Some utilities may think that it will be up to a decade before there is a mass market uptake of battery storage, and the chair of the Australian Energy Market Operator may even try to convince themselves that the technology won’t be commercial for another two decades, but they might be kidding themselves: New research suggests that the cross-over point between the value of solar and storage and grid prices for Australian households may occur within one year.
That, at least, is the conclusion of research from Curtin University’s Jemma Green and Peter Newman, which suggests that the A1 tariff – the standard tariff offered to households by state owned retailer Synergy in West Australia – will become more expensive than the combined value of rooftop solar and battery storage some time in 2017.
The graph was presented on Tuesday by David Martin – Green’s fellow executive in the solar trading start-up Power Ledger, which is using blockchain technology (the software behind Bitcoin) to trial solar sharing business models in Perth.
“That price crossover – the point where the A1 tariff is equal to the value of energy from solar and tariffs happens next year … Â next year,” Martin told the Energy Disruption conference in Sydney co-hosted by RenewEconomy.
He said that did not meant that people were going to “leap off the grid” in big numbers straight away. That’s because when that point is reached there are “intangible benefits” of being connected to the network, and it would cost a lot more to install enough batteries to deal with the consumer’s demand peaks, or days of cloudy weather.
“But as soon as these lines diverge by a significant amount – and overtake the benefits of being connected to the network, then what happens?”
The answer, he pointed out in another graph, is a big problem for the utilities that make their money from supplying power to households, because a lot of that demand will now disappear from view, and go “behind the meter.
Martin says a home with a 4kW array might still use the grid for most of the time – meaning that only 45 per cent of the load is “hidden” from the network behind the meter.
But with battery storage, the rate of “load defection” – as opposed to grid defection – was likely to increase to the high 90 per cent levels in some instances (see graph above). Those households will only be tapping into network for a small amount of their energy needs.
This, of course, has major implications for network business models – particularly their revenue source – and for other consumers. Networks, Martin says, will have to face losing $100 million in revenue in West Australia for instance, or load 20 per cent more grid costs on to other consumers to protect their revenues.

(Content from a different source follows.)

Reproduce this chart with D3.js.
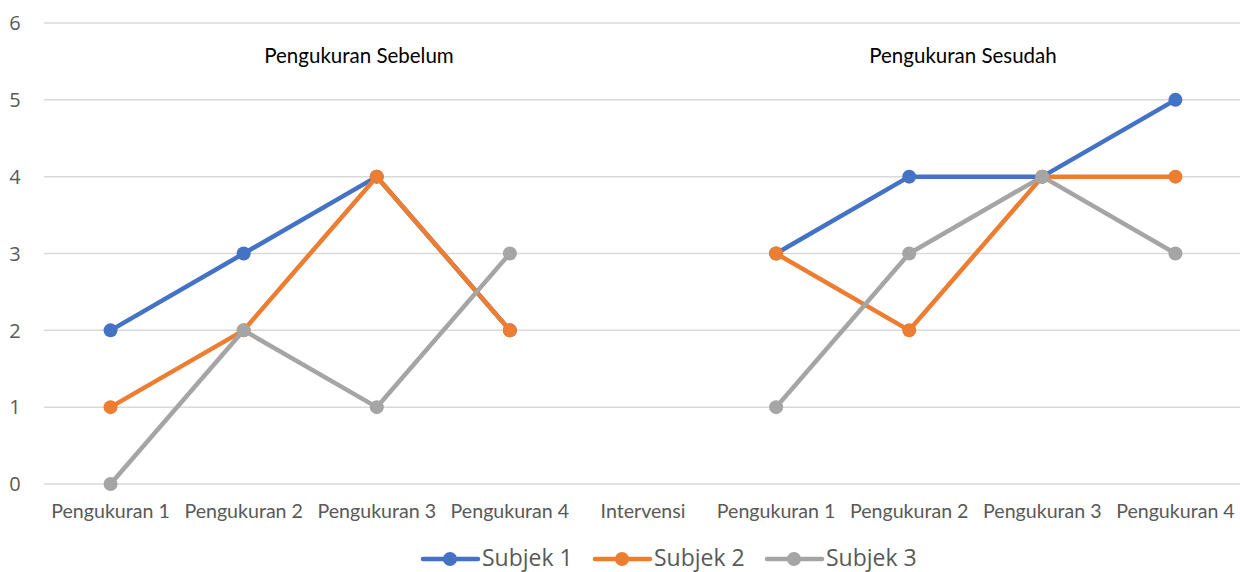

Hence, Martin says, the need for completely new ways of thinking about network use, and of sharing solar energy and battery storage. That’s what Power Ledger intends to do with its shared solar model – it allows those with solar and storage to share their power with those who maybe don’t have it – and allows better utilisation of the grid.
It also requires, he says, a completely new way of thinking about regulations. The rules governing the electricity industry had been framed without any consideration for sharing energy, for storing energy, or for the kind of technology that his company proposes.
Martin was not the only person talking of an imminent tipping point in the economics of battery storage. Stefan Jarnason, the founder and head of Solar Analytics, a monitoring company partly owned by AGL Energy, says he believed that even some of the more bullish forecasts for battery storage were too conservative.
These included predictions – from the likes of Bloomberg New Energy Finance above – that some six million households will have energy storage by 2040. Jarnason says that this shows that massive uptake is inevitable, but it is the speed that counts.
He notes there there are already 1.6 million homes with rooftop solar, and around one million of these would soon be paid “visually” nothing for the vast majority of their rooftop solar production that is exported back to the grid. Most premium tariffs end at the end of the year in NSW, Victoria and South Australia.
“We talk to those customers and they are not very happy about that. They love the fact that they have solar, they feel a bit green, a bit financially savvy, even a bit smug, but they already have got their money back on solar and they are now looking to do something extra.”
That estimate is backed up by experience from one of the many battery storage providers moving into the Australian market.
Enphase Energy, which is launching its first battery storage product in Australia, says more than half of the 72,000 units of its 1.2kWh battery has come from NSW, where generous feed in tariffs come to an end at the end of the year.
“The energy storage revolution is going to come much faster than a lot of people imagine and a lot of people are prepared,” Jarnason says. “Residential solar plus storage is going to eat the energy world.”